"…we're made so that we love First when we see them painted, things we have passed Perhaps a hundred tunes nor cared to see."

Sometimes it is only after reading Shakespeare that we can see—

"…winking Mary buds begin
To ope their golden eyes.
With everything that pretty is."

and only after spending some time in Wordsworth's company that the common objects of our daily life become invested with—

"The glory and the freshness of a dream."

In the third place, we should emphasize the fact that one great function of English literature is to bring deliverance to souls weary with routine, despondent, or suffering the stroke of some affliction.
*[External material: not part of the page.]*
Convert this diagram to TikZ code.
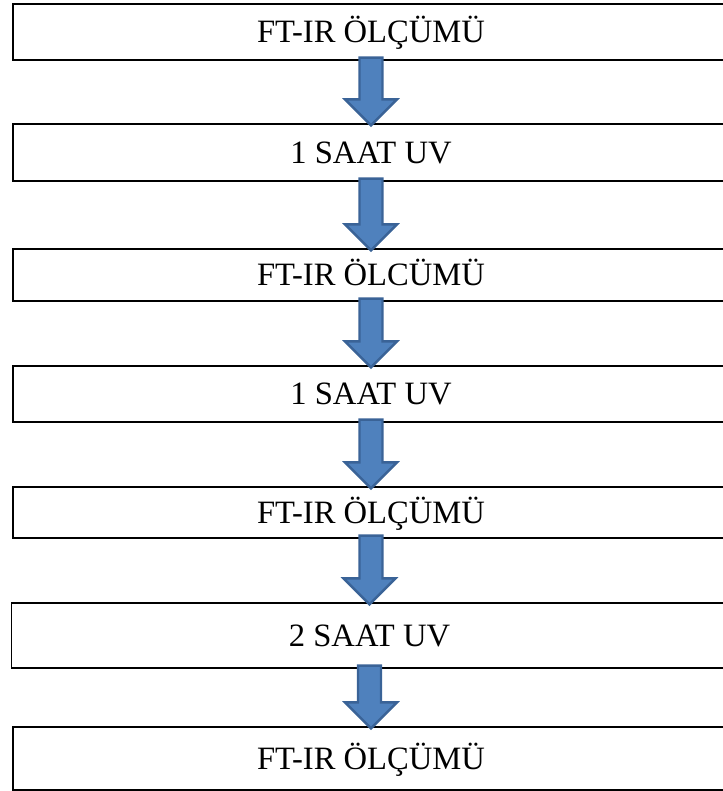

In order to transfigure the everyday duties of life, there is need of imagination, of a vision such as the poets give. Without such a vision the tasks of life are drudgery. The dramas of the poets bring relief and incite to nobler action.

"The soul hath need of prophet and redeemer.
Her outstretched wings against her prisoning bars
She waits for truth, and truth is with the dreamer
Persistent as the myriad light of stars."[5]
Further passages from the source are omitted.